SET PROBLEM: Retype every line from the start of the entries below down to the line with "const textColor = '#404040';", both ends included; skip the pictures.

PROVIDED MATERIAL:
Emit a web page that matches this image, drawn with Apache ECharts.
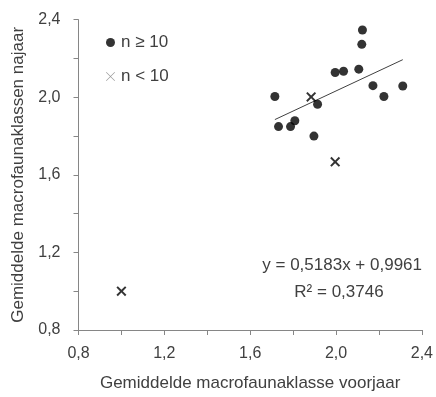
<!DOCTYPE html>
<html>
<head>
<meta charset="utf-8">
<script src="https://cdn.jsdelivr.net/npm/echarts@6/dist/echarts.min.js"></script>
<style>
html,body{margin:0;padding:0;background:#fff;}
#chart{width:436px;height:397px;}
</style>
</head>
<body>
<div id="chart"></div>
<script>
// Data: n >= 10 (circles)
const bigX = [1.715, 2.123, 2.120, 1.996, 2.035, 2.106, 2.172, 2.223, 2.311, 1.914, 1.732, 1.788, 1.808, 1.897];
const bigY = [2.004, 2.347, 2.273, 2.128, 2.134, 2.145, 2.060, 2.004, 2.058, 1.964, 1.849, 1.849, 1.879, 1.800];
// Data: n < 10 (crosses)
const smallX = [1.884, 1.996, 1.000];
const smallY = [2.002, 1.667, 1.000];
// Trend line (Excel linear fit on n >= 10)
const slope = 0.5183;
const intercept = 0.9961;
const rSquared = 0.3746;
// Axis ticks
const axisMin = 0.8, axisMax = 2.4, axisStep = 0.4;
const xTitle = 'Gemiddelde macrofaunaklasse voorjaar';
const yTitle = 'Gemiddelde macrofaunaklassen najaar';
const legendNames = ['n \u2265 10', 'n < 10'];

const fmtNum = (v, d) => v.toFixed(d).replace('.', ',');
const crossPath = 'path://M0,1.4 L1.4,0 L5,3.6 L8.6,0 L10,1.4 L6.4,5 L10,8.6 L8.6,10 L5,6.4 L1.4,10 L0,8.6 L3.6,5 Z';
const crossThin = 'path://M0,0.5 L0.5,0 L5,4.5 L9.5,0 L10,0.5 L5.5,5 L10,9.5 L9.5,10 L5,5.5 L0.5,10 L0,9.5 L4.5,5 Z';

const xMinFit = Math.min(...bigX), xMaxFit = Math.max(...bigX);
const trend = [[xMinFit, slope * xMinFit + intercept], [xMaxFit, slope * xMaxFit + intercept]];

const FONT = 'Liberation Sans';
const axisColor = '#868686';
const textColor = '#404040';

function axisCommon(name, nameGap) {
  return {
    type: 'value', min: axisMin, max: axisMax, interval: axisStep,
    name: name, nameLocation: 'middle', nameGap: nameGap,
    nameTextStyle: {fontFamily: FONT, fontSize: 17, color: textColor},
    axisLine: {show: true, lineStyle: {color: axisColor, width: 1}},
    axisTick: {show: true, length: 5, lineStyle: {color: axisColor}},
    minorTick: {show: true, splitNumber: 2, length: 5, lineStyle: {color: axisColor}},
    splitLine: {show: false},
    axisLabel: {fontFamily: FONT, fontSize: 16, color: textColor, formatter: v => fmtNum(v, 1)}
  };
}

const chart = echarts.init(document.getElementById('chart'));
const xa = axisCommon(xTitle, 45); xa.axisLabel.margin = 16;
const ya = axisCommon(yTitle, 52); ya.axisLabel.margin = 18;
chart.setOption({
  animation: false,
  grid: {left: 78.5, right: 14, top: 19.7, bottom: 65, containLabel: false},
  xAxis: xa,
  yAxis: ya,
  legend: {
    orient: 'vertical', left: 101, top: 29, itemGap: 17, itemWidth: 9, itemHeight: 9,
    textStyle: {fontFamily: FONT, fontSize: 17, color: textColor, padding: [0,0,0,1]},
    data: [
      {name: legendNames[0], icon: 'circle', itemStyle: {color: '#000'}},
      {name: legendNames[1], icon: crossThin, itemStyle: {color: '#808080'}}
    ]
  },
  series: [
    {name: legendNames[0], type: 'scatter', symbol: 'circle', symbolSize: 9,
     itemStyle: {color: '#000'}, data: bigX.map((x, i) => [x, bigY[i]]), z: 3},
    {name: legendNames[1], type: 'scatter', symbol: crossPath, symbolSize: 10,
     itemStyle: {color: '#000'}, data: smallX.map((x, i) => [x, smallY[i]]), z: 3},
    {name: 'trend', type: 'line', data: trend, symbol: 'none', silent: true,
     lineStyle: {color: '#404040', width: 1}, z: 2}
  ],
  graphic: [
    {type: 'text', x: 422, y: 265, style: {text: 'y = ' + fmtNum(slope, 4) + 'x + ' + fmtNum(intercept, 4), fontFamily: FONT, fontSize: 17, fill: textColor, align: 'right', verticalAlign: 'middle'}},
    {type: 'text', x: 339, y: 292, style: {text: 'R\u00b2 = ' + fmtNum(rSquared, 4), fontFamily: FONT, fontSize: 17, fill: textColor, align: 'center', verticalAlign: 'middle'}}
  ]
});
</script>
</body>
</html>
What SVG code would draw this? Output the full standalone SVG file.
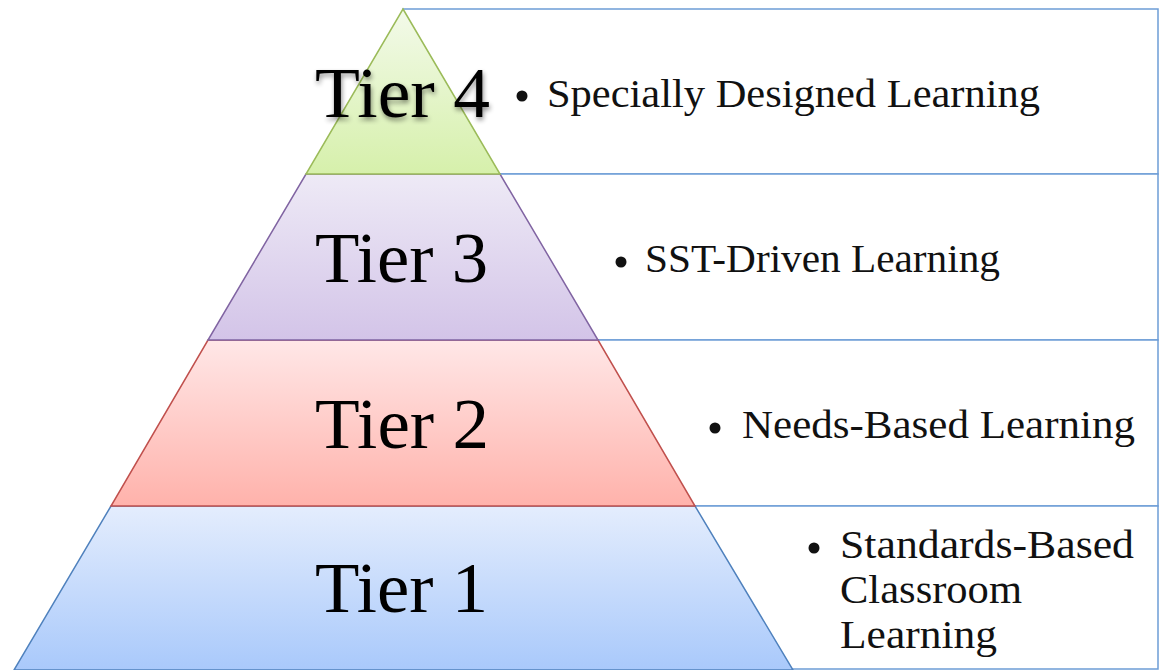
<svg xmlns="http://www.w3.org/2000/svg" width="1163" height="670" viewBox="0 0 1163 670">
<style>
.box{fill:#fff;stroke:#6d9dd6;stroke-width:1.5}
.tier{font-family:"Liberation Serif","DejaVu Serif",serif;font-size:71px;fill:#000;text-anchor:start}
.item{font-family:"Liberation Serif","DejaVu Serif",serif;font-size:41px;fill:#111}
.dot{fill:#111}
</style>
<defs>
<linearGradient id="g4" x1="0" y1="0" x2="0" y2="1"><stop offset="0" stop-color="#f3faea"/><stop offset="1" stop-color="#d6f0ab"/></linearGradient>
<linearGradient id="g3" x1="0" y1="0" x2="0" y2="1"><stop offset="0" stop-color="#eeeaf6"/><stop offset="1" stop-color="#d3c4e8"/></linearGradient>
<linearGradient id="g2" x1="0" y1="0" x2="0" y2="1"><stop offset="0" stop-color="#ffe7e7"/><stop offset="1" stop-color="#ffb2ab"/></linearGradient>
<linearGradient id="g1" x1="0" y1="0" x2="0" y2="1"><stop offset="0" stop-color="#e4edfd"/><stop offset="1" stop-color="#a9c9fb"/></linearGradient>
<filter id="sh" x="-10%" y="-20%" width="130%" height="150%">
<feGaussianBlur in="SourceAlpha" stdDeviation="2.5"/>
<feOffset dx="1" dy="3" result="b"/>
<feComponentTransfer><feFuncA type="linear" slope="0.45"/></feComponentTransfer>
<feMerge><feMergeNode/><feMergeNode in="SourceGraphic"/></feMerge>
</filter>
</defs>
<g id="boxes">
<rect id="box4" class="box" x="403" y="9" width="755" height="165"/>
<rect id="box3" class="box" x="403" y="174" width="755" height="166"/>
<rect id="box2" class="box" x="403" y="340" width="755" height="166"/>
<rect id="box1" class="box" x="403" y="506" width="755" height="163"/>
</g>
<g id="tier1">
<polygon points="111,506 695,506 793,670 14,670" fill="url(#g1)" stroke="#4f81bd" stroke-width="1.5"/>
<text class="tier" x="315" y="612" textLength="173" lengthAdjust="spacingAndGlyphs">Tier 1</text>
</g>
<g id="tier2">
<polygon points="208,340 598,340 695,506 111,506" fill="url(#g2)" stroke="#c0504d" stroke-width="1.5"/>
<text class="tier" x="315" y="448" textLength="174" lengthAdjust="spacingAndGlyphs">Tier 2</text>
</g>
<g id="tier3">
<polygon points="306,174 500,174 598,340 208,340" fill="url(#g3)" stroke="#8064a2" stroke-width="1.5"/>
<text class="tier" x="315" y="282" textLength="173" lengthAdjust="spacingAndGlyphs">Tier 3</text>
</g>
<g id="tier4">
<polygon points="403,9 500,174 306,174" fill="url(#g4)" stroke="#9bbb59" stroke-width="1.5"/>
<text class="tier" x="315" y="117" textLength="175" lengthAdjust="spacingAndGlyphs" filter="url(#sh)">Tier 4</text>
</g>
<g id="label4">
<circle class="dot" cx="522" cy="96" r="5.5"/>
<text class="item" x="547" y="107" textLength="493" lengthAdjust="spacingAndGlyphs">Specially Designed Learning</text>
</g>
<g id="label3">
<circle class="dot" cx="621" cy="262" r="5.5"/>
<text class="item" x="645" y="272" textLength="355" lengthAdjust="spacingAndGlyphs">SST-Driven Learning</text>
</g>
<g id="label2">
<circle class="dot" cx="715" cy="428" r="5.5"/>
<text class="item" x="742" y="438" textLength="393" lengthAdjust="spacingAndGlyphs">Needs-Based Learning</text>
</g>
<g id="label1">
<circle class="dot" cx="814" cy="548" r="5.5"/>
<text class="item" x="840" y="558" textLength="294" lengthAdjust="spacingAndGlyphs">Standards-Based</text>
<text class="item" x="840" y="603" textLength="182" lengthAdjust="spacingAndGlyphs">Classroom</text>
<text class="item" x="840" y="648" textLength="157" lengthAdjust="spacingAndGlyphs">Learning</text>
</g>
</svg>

EXERCISE OUTPUT:
Emit a web page that matches this image, drawn with Apache ECharts.
<!DOCTYPE html>
<html>
<head>
<meta charset="utf-8">
<script src="https://cdn.jsdelivr.net/npm/echarts@6/dist/echarts.min.js"></script>
<style>
html,body{margin:0;padding:0;background:#fff;}
#chart{width:436px;height:397px;}
</style>
</head>
<body>
<div id="chart"></div>
<script>
// Data: n >= 10 (circles)
const bigX = [1.715, 2.123, 2.120, 1.996, 2.035, 2.106, 2.172, 2.223, 2.311, 1.914, 1.732, 1.788, 1.808, 1.897];
const bigY = [2.004, 2.347, 2.273, 2.128, 2.134, 2.145, 2.060, 2.004, 2.058, 1.964, 1.849, 1.849, 1.879, 1.800];
// Data: n < 10 (crosses)
const smallX = [1.884, 1.996, 1.000];
const smallY = [2.002, 1.667, 1.000];
// Trend line (Excel linear fit on n >= 10)
const slope = 0.5183;
const intercept = 0.9961;
const rSquared = 0.3746;
// Axis ticks
const axisMin = 0.8, axisMax = 2.4, axisStep = 0.4;
const xTitle = 'Gemiddelde macrofaunaklasse voorjaar';
const yTitle = 'Gemiddelde macrofaunaklassen najaar';
const legendNames = ['n \u2265 10', 'n < 10'];

const fmtNum = (v, d) => v.toFixed(d).replace('.', ',');
const crossPath = 'path://M0,1.4 L1.4,0 L5,3.6 L8.6,0 L10,1.4 L6.4,5 L10,8.6 L8.6,10 L5,6.4 L1.4,10 L0,8.6 L3.6,5 Z';
const crossThin = 'path://M0,0.5 L0.5,0 L5,4.5 L9.5,0 L10,0.5 L5.5,5 L10,9.5 L9.5,10 L5,5.5 L0.5,10 L0,9.5 L4.5,5 Z';

const xMinFit = Math.min(...bigX), xMaxFit = Math.max(...bigX);
const trend = [[xMinFit, slope * xMinFit + intercept], [xMaxFit, slope * xMaxFit + intercept]];

const FONT = 'Liberation Sans';
const axisColor = '#868686';
const textColor = '#404040';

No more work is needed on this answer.